In the event a very different version of the album came out, and with the forces of success, drugs, exhaustion and disappointment taking their toll, the band came close to splitting up. Instead they did another about-face.

“By Vanishing Point in 1996 we were working with atmospheres and drums loops. We had just made a rock record, and now we wanted to do the opposite. There were bossa nova beats, dub, instrumental music, cut-ups… Kowalski is not really a song, more a mood. We built a little studio behind Creation Records in Primrose Hill and wrote and recorded the album there and whenever anyone had a musical idea I came up with the lyrics on the spot, no agonising. It is an underground album because we went underground as people. We were retreating from the world. I went deep inside myself and the music reflects that.”

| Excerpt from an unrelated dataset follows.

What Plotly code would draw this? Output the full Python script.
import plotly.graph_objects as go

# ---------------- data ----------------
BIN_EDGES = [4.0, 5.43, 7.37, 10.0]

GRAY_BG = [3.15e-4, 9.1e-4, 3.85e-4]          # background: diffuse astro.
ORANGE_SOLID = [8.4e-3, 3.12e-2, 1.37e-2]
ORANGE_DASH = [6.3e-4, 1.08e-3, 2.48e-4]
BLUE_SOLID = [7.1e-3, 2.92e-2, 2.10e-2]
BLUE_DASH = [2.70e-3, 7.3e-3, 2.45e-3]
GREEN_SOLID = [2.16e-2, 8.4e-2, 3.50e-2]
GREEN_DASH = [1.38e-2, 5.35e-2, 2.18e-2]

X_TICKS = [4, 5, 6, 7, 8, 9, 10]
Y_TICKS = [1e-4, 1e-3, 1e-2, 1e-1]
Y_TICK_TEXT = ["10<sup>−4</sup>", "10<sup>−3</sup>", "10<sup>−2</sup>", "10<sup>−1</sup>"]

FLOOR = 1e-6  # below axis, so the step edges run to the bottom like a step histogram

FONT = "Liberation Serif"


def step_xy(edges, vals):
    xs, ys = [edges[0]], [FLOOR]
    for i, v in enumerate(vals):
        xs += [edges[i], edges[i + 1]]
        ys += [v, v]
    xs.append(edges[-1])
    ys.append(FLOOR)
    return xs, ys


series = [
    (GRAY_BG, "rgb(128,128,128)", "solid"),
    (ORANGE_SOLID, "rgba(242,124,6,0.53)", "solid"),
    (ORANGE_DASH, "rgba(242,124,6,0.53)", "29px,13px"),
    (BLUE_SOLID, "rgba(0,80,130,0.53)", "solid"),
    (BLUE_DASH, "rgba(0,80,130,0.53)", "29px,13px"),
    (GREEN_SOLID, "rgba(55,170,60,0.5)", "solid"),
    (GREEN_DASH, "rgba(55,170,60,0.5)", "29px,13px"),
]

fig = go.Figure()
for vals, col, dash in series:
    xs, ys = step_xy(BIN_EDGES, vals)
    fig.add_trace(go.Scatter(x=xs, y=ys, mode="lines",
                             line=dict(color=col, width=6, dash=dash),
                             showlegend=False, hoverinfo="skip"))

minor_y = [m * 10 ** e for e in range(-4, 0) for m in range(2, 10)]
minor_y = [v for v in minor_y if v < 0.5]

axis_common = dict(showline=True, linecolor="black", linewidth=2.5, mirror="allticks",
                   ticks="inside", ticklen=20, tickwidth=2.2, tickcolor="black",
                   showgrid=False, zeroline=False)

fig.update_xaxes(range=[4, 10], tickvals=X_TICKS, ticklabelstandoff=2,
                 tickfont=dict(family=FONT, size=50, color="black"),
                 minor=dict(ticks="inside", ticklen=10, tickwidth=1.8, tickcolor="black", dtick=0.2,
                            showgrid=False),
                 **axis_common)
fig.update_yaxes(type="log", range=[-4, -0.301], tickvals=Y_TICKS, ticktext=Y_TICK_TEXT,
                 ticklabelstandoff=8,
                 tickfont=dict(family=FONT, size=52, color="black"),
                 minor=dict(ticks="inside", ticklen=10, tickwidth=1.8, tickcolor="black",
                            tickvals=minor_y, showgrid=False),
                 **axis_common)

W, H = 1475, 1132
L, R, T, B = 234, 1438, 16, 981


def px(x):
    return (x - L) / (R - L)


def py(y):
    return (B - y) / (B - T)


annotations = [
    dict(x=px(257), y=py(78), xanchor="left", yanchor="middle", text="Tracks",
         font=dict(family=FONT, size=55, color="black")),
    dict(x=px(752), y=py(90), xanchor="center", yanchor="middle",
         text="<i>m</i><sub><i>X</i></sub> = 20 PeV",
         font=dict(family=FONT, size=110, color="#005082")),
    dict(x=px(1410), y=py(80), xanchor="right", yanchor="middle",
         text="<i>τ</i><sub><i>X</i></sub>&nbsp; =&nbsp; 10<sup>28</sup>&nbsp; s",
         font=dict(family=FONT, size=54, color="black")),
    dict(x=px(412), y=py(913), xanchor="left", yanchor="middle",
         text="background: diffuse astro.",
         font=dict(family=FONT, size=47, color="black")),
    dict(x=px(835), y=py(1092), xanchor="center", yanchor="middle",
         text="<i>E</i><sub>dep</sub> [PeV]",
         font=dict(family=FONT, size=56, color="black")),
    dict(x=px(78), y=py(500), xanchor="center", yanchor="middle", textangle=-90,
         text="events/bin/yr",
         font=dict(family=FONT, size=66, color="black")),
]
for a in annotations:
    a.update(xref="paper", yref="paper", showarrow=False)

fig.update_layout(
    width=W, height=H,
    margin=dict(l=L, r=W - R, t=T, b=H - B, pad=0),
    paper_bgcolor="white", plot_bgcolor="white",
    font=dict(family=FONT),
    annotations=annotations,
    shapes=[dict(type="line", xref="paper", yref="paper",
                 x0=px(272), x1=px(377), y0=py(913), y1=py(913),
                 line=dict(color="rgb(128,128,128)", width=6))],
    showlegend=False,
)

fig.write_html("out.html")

It was another difficult period for the band, though a creatively fertile one. With hardly any guitars on the album Robert Young contributed little to Vanishing Point, leading to a new approach: no more big choruses or standard format song structures, with Gillespie using his voice as a rhythmic instrument rather than as a vehicle for melody. An initial series of gigs were a disaster. “People were coming to hear Rocks and Screamadelica and they were getting this weird music they had never heard before. The producer Adrian Sherwood was doing the sound, and you couldn’t hear a word I was singing. But it was all very experimental and it led to XTRMNTR. We were deconstructing the band, basically.”

Now we get to Swastika Eyes and Kill All Hippies; aggressive industrial barrages with an anti-capitalist agenda, but also reflections on what the drugs culture was doing to people. “When we started, all our friends were musicians, writers and filmmakers — people with a vision. They began to neutralise themselves with hard drugs, as did we, and I realised that hard drugs not only kill your creativity; they are the ultimate form of state control. In the late 60s, black neighbourhoods and hippie communities in American cities were swamped with heroin. There is a line in Swastika Eyes: ‘I see your autosuggestion psychology, elimination policy.’ It is an anti-military song but it is also looking at how, by the end of the 90s, all these formerly creative people were strung out. It wasn’t looking like freedom at all.”

These are heavy songs. 
“They were heavy times.”

The last album Young played guitar on was Riot City Blues in 2006. “Andrew and Robert had a classic twin guitar sound,” says Gillespie. “They didn’t need to speak about it: Robert had the bluesy, sexy riffs while Andrew is more angular and it just worked. And then that was gone when Robert left the band, so you change.” Robert Young died in 2014. He was 49.